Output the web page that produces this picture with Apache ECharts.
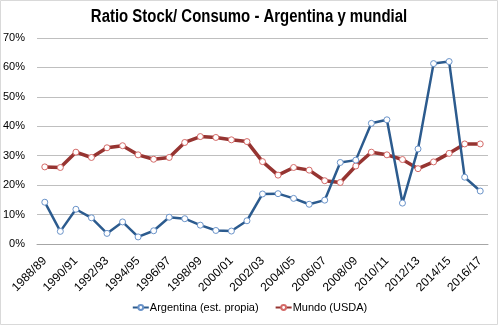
<!DOCTYPE html>
<html><head><meta charset="utf-8">
<script src="https://cdn.jsdelivr.net/npm/echarts@6/dist/echarts.min.js"></script>
<style>html,body{margin:0;padding:0;background:#fff}#c{width:499px;height:326px}</style>
</head><body><div id="c"></div>
<script>
const categories = ["1988/89","1989/90","1990/91","1991/92","1992/93","1993/94","1994/95","1995/96","1996/97","1997/98","1998/99","1999/00","2000/01","2001/02","2002/03","2003/04","2004/05","2005/06","2006/07","2007/08","2008/09","2009/10","2010/11","2011/12","2012/13","2013/14","2014/15","2015/16","2016/17"];
const argentina = [14.2,4.3,11.8,8.9,3.6,7.5,2.4,4.5,9.1,8.6,6.4,4.6,4.4,7.9,17.0,17.1,15.5,13.5,14.9,27.7,28.5,41.0,42.2,13.9,32.3,61.3,62.0,22.7,18.0];
const mundo = [26.2,26.0,31.2,29.4,32.7,33.4,30.3,28.8,29.4,34.5,36.5,36.2,35.4,34.8,28.0,23.4,26.0,25.1,21.5,20.9,26.5,31.2,30.3,28.7,25.6,27.9,30.8,34.0,34.0];
const seriesNames = ["Argentina (est. propia)","Mundo (USDA)"];
const titleText = 'Ratio Stock/ Consumo - Argentina y mundial';

const chart = echarts.init(document.getElementById('c'), null, {renderer:'canvas'});
const font = "'Liberation Sans', Arial, sans-serif";
chart.setOption({
  animation:false,
  backgroundColor:'#fff',
  graphic:[
    {type:'rect',shape:{x:0.5,y:0.5,width:497,height:324},style:{fill:'none',stroke:'#d9d9d9',lineWidth:1},silent:true},
    {type:'text',x:249,y:8,scaleX:0.83,originX:0,originY:0,
      style:{text:titleText,textAlign:'center',textVerticalAlign:'top',
        font:"bold 18px 'Liberation Sans', Arial, sans-serif",fill:'#000'}}
  ],
  grid:{left:37,right:11,top:38,bottom:82},
  legend:{bottom:8,left:'center',itemWidth:16,itemHeight:6,itemGap:16,
    textStyle:{fontFamily:font,fontSize:11,color:'#000',padding:[0,0,0,-4]},data:seriesNames},
  xAxis:{type:'category',data:categories,boundaryGap:true,
    axisLine:{lineStyle:{color:'#a6a6a6'}},axisTick:{show:false},
    axisLabel:{interval:1,rotate:45,fontFamily:font,fontSize:12,color:'#000',margin:15}},
  yAxis:{type:'value',min:0,max:70,interval:10,
    axisLine:{show:false},axisTick:{show:false},
    splitLine:{lineStyle:{color:'#bfbfbf',width:1}},
    axisLabel:{formatter:'{value}%',fontFamily:font,fontSize:11,color:'#000',margin:12}},
  series:[
    {name:seriesNames[0],type:'line',data:argentina,symbol:'circle',symbolSize:6,
      lineStyle:{color:'#2c5b8e',width:2.5},
      itemStyle:{color:'#fff',borderColor:'#6a93c9',borderWidth:1},z:3},
    {name:seriesNames[1],type:'line',data:mundo,symbol:'circle',symbolSize:6,
      lineStyle:{color:'#963431',width:3.5},
      itemStyle:{color:'#fff',borderColor:'#d46a68',borderWidth:1},z:2}
  ]
});
</script></body></html>
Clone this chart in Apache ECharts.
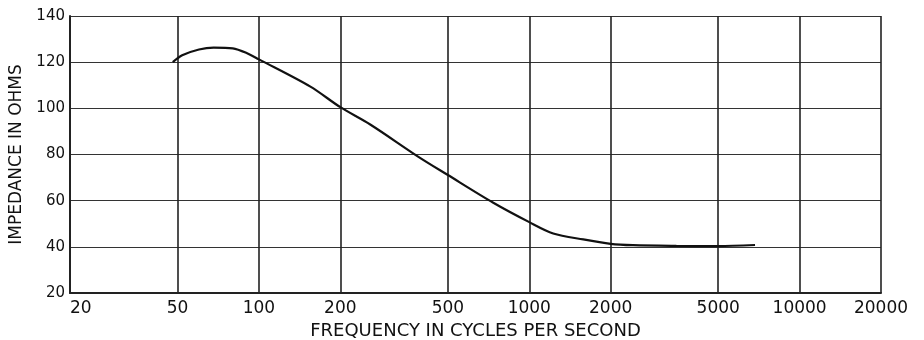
<!DOCTYPE html>
<html>
<head>
<meta charset="utf-8">
<script src="https://cdn.jsdelivr.net/npm/echarts@6/dist/echarts.min.js"></script>
<style>
  html, body { margin: 0; padding: 0; background: #fff; }
  #chart { width: 924px; height: 340px; }
</style>
</head>
<body>
<div id="chart"></div>
<script>
// frequency ticks (log spaced grid)
const freqTicks = [20, 50, 100, 200, 500, 1000, 2000, 5000, 10000, 20000];
const impTicks = [20, 40, 60, 80, 100, 120, 140];

// curve
const freq = [48, 52, 60, 68, 80, 90, 100, 155, 200, 258, 389, 500, 736, 1000, 1226, 1584, 2000, 2420, 3500, 5000, 6840];
const impedance = [120, 123, 125.5, 126.3, 126, 124, 121.2, 109.4, 100.5, 93.0, 79, 71.1, 59.1, 50.7, 45.8, 43.2, 41.3, 40.7, 40.4, 40.3, 40.8];

const lg = v => Math.log10(v);
const fontFam = '"DejaVu Sans", sans-serif';

const chart = echarts.init(document.getElementById('chart'), null, { renderer: 'canvas' });

const option = {
    backgroundColor: '#fff',
    animation: false,
    grid: { left: 70, right: 43, top: 16, bottom: 47, outerBoundsMode: 'none', containLabel: false },
    xAxis: {
        type: 'value',
        min: lg(20),
        max: lg(20000),
        name: 'FREQUENCY IN CYCLES PER SECOND',
        nameLocation: 'middle',
        nameGap: 23,
        nameTextStyle: { color: '#111', fontSize: 18, fontFamily: fontFam },
        axisLine: { show: true, lineStyle: { color: '#222', width: 2 } },
        axisTick: { show: false, customValues: freqTicks.map(lg) },
        axisLabel: {
            customValues: freqTicks.map(lg),
            formatter: v => String(Math.round(Math.pow(10, v))),
            color: '#111',
            fontSize: 17,
            fontFamily: fontFam,
            margin: 7,
            alignMinLabel: 'left',
            showMinLabel: true,
            showMaxLabel: true
        },
        splitLine: { show: true, lineStyle: { color: '#222', width: 1.6 } }
    },
    yAxis: {
        type: 'value',
        min: impTicks[0],
        max: impTicks[impTicks.length - 1],
        interval: 20,
        name: 'IMPEDANCE IN OHMS',
        nameLocation: 'middle',
        nameGap: 41,
        nameTextStyle: { color: '#111', fontSize: 17, fontFamily: fontFam },
        axisLine: { show: true, lineStyle: { color: '#222', width: 2 } },
        axisTick: { show: false },
        axisLabel: {
            color: '#111',
            fontSize: 15,
            fontFamily: fontFam,
            margin: 5
        },
        splitLine: { show: true, lineStyle: { color: '#333', width: 1.2 } }
    },
    series: [
        {
            type: 'line',
            data: freq.map((f, i) => [lg(f), impedance[i]]),
            smooth: 0.3,
            showSymbol: false,
            lineStyle: { color: '#111', width: 2.2 }
        }
    ]
};

chart.setOption(option);
</script>
</body>
</html>
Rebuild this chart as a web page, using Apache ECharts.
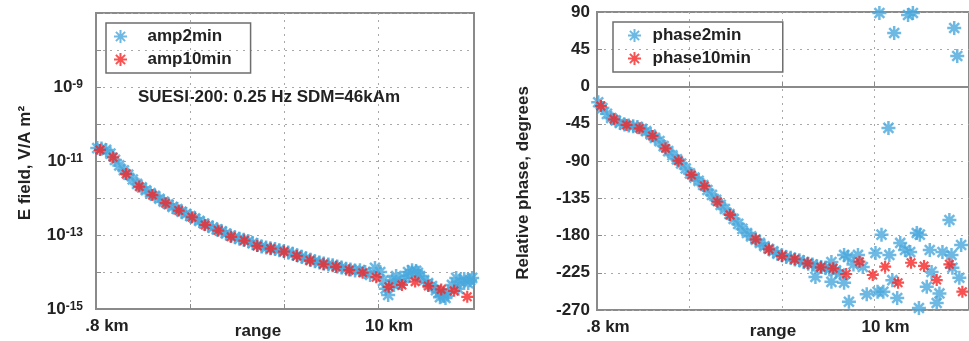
<!DOCTYPE html>
<html>
<head>
<meta charset="utf-8">
<script src="https://cdn.jsdelivr.net/npm/echarts@6/dist/echarts.min.js"></script>
<style>
  html, body { margin: 0; padding: 0; background: #fff; }
  #chart { width: 969px; height: 341px; }
</style>
</head>
<body>
<div id="chart"></div>
<script>
// range (km) of the 10 minute stacks, same for both panels
const range10min = [0.93, 1.36, 1.78, 2.21, 2.64, 3.07, 3.50, 3.93, 4.36, 4.79, 5.21, 5.64, 6.06, 6.50, 6.93,
  7.35, 7.78, 8.22, 8.63, 9.06, 9.50, 9.94, 10.35, 10.78, 11.21, 11.64, 12.06, 12.48, 12.91];
// log10 of E field amplitude, V/A m^2
const amp10minLog = [-10.70, -10.90, -11.35, -11.69, -11.92, -12.14, -12.34, -12.52, -12.73, -12.88, -13.05,
  -13.15, -13.30, -13.37, -13.45, -13.57, -13.69, -13.79, -13.86, -13.95, -14.02, -14.14, -14.40, -14.35,
  -14.26, -14.38, -14.47, -14.51, -14.67];
// relative phase, degrees (one point hidden in the picture)
const phase10min = [-23.6, -39.6, -46.5, -50.5, -59.8, -74.7, -89.6, -106.9, -120.2, -139.2, -155.2, null,
  -184.6, -196.7, -204.8, -208.7, -213.6, -218.4, -219.6, -226.5, -211.6, -227.7, -217.7, -237.0, -212.9,
  -216.8, -233.8, -214.8, -247.9];

// 2 minute stacks, amplitude panel
const range2minAmp = [0.84, 0.98, 1.13, 1.27, 1.42, 1.56, 1.71, 1.85, 2.00, 2.14, 2.29, 2.43, 2.58, 2.72, 2.87,
  3.01, 3.16, 3.30, 3.45, 3.59, 3.74, 3.88, 4.03, 4.17, 4.32, 4.46, 4.61, 4.75, 4.90, 5.04, 5.19, 5.33, 5.48,
  5.62, 5.77, 5.91, 6.06, 6.20, 6.35, 6.49, 6.64, 6.78, 6.93, 7.07, 7.22, 7.36, 7.51, 7.65, 7.80, 7.94, 8.09,
  8.23, 8.38, 8.52, 8.67, 8.81, 8.96, 9.10, 9.25,
  9.41, 9.58, 9.74, 9.90, 10.07, 10.16, 10.33, 10.46, 10.59, 10.72, 10.85, 10.98, 11.11, 11.24, 11.37, 11.50,
  11.63, 11.76, 11.89, 12.02, 12.15, 12.28, 12.41, 12.55, 12.68, 12.81, 12.94, 13.07,
  10.25, 10.52, 11.02, 11.30, 12.00, 12.20, 12.62, 13.00];
const amp2minLog = [-10.65, -10.66, -10.70, -10.80, -10.97, -11.12, -11.25, -11.37, -11.50, -11.62, -11.71,
  -11.79, -11.87, -11.94, -12.02, -12.10, -12.17, -12.24, -12.30, -12.37, -12.43, -12.49, -12.55, -12.62,
  -12.69, -12.75, -12.80, -12.85, -12.90, -12.96, -13.02, -13.06, -13.10, -13.13, -13.17, -13.22, -13.27,
  -13.31, -13.34, -13.36, -13.38, -13.41, -13.44, -13.47, -13.51, -13.55, -13.59, -13.63, -13.67, -13.71,
  -13.74, -13.77, -13.80, -13.82, -13.85, -13.88, -13.91, -13.93, -13.96,
  -13.95, -14.00, -14.08, -13.89, -14.00, -14.24, -14.62, -14.22, -14.11, -14.30, -14.16, -14.00, -13.95,
  -13.97, -14.11, -14.22, -14.30, -14.38, -14.49, -14.68, -14.65, -14.54, -14.35, -14.16, -14.27, -14.19,
  -14.30, -14.16,
  -14.45, -14.35, -14.10, -14.02, -14.55, -14.70, -14.45, -14.22];

// 2 minute stacks, phase panel
const range2minPhase = [0.84, 0.98, 1.13, 1.27, 1.42, 1.56, 1.71, 1.85, 2.00, 2.14, 2.29, 2.43, 2.58, 2.72,
  2.87, 3.01, 3.16, 3.30, 3.45, 3.59, 3.74, 3.88, 4.03, 4.17, 4.32, 4.46, 4.61, 4.75, 4.90, 5.04, 5.19, 5.33,
  5.48, 5.62, 5.77, 5.91, 6.06, 6.20, 6.35, 6.49, 6.64, 6.78, 6.93, 7.07, 7.22, 7.36, 7.51, 7.65, 7.80, 7.94,
  8.09, 8.23, 8.38,
  8.04, 8.50, 8.57, 8.57, 8.72, 8.85, 8.99, 8.99, 9.12, 9.15, 9.30, 9.45, 9.61, 9.74, 10.03, 10.10, 10.16,
  10.23, 10.29, 10.49, 10.46, 10.59, 10.65, 10.75, 10.85, 11.01, 11.11, 11.18, 11.27, 11.40, 11.50, 11.47,
  11.73, 11.83, 11.89, 12.06, 12.15, 12.25, 12.48, 12.55, 12.58, 12.64, 12.74, 12.81, 12.87];
const phase2min = [-19, -26, -33, -38, -41, -44, -46, -47, -48, -49, -51, -54, -58, -62, -66, -72, -78, -83,
  -88, -93, -99, -105, -110, -114, -119, -125, -131, -137, -143, -148, -154, -160, -166, -172, -177, -181,
  -185, -189, -193, -196, -199, -202, -204, -206, -207, -209, -210, -212, -214, -215, -217, -218, -219,
  -230, -221, -212, -236, -222, -226, -237, -203.5, -206, -260, -215, -203.5, -218, -251, -201, -248, 88.8,
  -179, -248, -203.5, -50, -234, 64.6, -255.5, -189, -197.5, 86.4, -200, 88.8, -177, -179, -267.6,
  -242, -197.5, -224, -261.5, -250, -200, -161.3, -203.5, -219, 70.7, 36.8, -231, -191.5];

// axis ticks
const xTickValues = [0.8, 3.867, 6.933, 10];
const xLabelValues = [0.8, 10];
const ampLabelExps = [-15, -13, -11, -9];

const FONT = 'Liberation Sans';
const BLUE = '#48a8dc';
const RED = '#f52525';
const FRAME = '#8a8a8a';
const STAR = 'path://M6,0V12M0,6H12M1.76,1.76L10.24,10.24M1.76,10.24L10.24,1.76';

const pairs = (xs, ys) => xs.map((x, i) => [x, ys[i]]).filter((p) => p[1] != null);

const txt = { fontFamily: FONT, fontSize: 17, fontWeight: 'bold', color: '#222' };

function xAxisOpt(gridIndex) {
  return {
    type: 'value',
    gridIndex,
    min: 0.8,
    max: 13.13,
    axisLine: { show: true, lineStyle: { color: FRAME, width: 2 } },
    axisTick: { show: true, inside: true, length: 5, customValues: xTickValues, lineStyle: { color: FRAME } },
    axisLabel: {
      ...txt,
      customValues: xLabelValues,
      margin: 9,
      padding: [0, 0, 0, 22],
      formatter: (v) => (v < 1 ? '.8 km' : v + ' km'),
    },
    splitLine: { show: true, lineStyle: { color: '#a8a8a8', type: [2, 5], width: 1 } },
  };
}

const myChart = echarts.init(document.getElementById('chart'));
const option = {
  backgroundColor: '#fff',
  animation: false,
  grid: [
    { left: 96, top: 13, right: 495, bottom: 32, show: true, borderColor: FRAME, borderWidth: 2 },
    { left: 597, top: 12, right: -6, bottom: 31, show: true, borderColor: FRAME, borderWidth: 2 },
  ],
  xAxis: [xAxisOpt(0), xAxisOpt(1)],
  yAxis: [
    {
      type: 'value',
      gridIndex: 0,
      min: -15,
      max: -7,
      interval: 1,
      axisLine: { show: true, lineStyle: { color: FRAME, width: 2 } },
      axisTick: { show: true, inside: true, length: 5, lineStyle: { color: FRAME } },
      axisLabel: {
        margin: 13,
        formatter: (v) => (ampLabelExps.includes(v) ? '{b|10}{s|' + v + '}' : ''),
        rich: {
          b: { ...txt },
          s: { fontFamily: FONT, fontSize: 12, fontWeight: 'bold', color: '#222', verticalAlign: 'top' },
        },
      },
      splitLine: { show: true, lineStyle: { color: '#a8a8a8', type: [2, 5], width: 1 } },
    },
    {
      type: 'value',
      gridIndex: 1,
      min: -270,
      max: 90,
      interval: 45,
      axisLine: { show: true, lineStyle: { color: FRAME, width: 2 } },
      axisTick: { show: true, inside: true, length: 5, lineStyle: { color: FRAME } },
      axisLabel: { ...txt, margin: 7 },
      splitLine: { show: true, lineStyle: { color: '#a8a8a8', type: [2, 5], width: 1 } },
    },
  ],
  legend: [
    {
      data: ['amp2min', 'amp10min'],
      orient: 'vertical',
      left: 106,
      top: 23,
      itemWidth: 44,
      itemHeight: 13,
      itemGap: 6,
      padding: [5, 19, 5, 7],
      borderColor: '#6e6e6e',
      borderWidth: 1.5,
      borderRadius: 0,
      textStyle: { ...txt },
    },
    {
      data: ['phase2min', 'phase10min'],
      orient: 'vertical',
      left: 613,
      top: 22,
      itemWidth: 26,
      itemHeight: 13,
      itemGap: 6,
      padding: [5, 32, 5, 14],
      borderColor: '#6e6e6e',
      borderWidth: 1.5,
      borderRadius: 0,
      textStyle: { ...txt },
    },
  ],
  graphic: [
    {
      type: 'text', x: 269, y: 97,
      style: { text: 'SUESI-200: 0.25 Hz SDM=46kAm', font: 'bold 17px "Liberation Sans"', fill: '#222',
        textAlign: 'center', textVerticalAlign: 'middle' },
    },
    {
      type: 'text', x: 25, y: 163, rotation: Math.PI / 2,
      style: { text: 'E field, V/A m²', font: 'bold 17px "Liberation Sans"', fill: '#222',
        textAlign: 'center', textVerticalAlign: 'middle' },
    },
    {
      type: 'text', x: 523, y: 183, rotation: Math.PI / 2,
      style: { text: 'Relative phase, degrees', font: 'bold 17px "Liberation Sans"', fill: '#222',
        textAlign: 'center', textVerticalAlign: 'middle' },
    },
    {
      type: 'text', x: 258, y: 331,
      style: { text: 'range', font: 'bold 17px "Liberation Sans"', fill: '#222',
        textAlign: 'center', textVerticalAlign: 'middle' },
    },
    {
      type: 'text', x: 773, y: 331,
      style: { text: 'range', font: 'bold 17px "Liberation Sans"', fill: '#222',
        textAlign: 'center', textVerticalAlign: 'middle' },
    },
  ],
  series: [
    {
      name: 'amp2min', type: 'scatter', xAxisIndex: 0, yAxisIndex: 0,
      data: pairs(range2minAmp, amp2minLog),
      symbol: STAR, symbolSize: 14, z: 2, silent: true,
      itemStyle: { color: BLUE, borderColor: BLUE, borderWidth: 2.5 },
    },
    {
      name: 'amp10min', type: 'scatter', xAxisIndex: 0, yAxisIndex: 0,
      data: pairs(range10min, amp10minLog),
      symbol: STAR, symbolSize: 12, z: 3, silent: true,
      itemStyle: { color: RED, borderColor: RED, borderWidth: 2.2 },
    },
    {
      name: 'phase2min', type: 'scatter', xAxisIndex: 1, yAxisIndex: 1,
      data: pairs(range2minPhase, phase2min),
      symbol: STAR, symbolSize: 14, z: 2, silent: true,
      itemStyle: { color: BLUE, borderColor: BLUE, borderWidth: 2.5 },
    },
    {
      name: 'phase10min', type: 'scatter', xAxisIndex: 1, yAxisIndex: 1,
      data: pairs(range10min, phase10min),
      symbol: STAR, symbolSize: 12, z: 3, silent: true,
      itemStyle: { color: RED, borderColor: RED, borderWidth: 2.2 },
    },
  ],
};
myChart.setOption(option);
</script>
</body>
</html>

┄┄┄┄┄┄┄┄┄┄

## Your instructions
The images in the entries above should be left out; please reproduce exactly the lines from the first through the one containing "const titleText = 'Ratio".

## Exercise output
Output the web page that produces this picture with Apache ECharts.
<!DOCTYPE html>
<html><head><meta charset="utf-8">
<script src="https://cdn.jsdelivr.net/npm/echarts@6/dist/echarts.min.js"></script>
<style>html,body{margin:0;padding:0;background:#fff}#c{width:499px;height:326px}</style>
</head><body><div id="c"></div>
<script>
const categories = ["1988/89","1989/90","1990/91","1991/92","1992/93","1993/94","1994/95","1995/96","1996/97","1997/98","1998/99","1999/00","2000/01","2001/02","2002/03","2003/04","2004/05","2005/06","2006/07","2007/08","2008/09","2009/10","2010/11","2011/12","2012/13","2013/14","2014/15","2015/16","2016/17"];
const argentina = [14.2,4.3,11.8,8.9,3.6,7.5,2.4,4.5,9.1,8.6,6.4,4.6,4.4,7.9,17.0,17.1,15.5,13.5,14.9,27.7,28.5,41.0,42.2,13.9,32.3,61.3,62.0,22.7,18.0];
const mundo = [26.2,26.0,31.2,29.4,32.7,33.4,30.3,28.8,29.4,34.5,36.5,36.2,35.4,34.8,28.0,23.4,26.0,25.1,21.5,20.9,26.5,31.2,30.3,28.7,25.6,27.9,30.8,34.0,34.0];
const seriesNames = ["Argentina (est. propia)","Mundo (USDA)"];
const titleText = 'Ratio Stock/ Consumo - Argentina y mundial';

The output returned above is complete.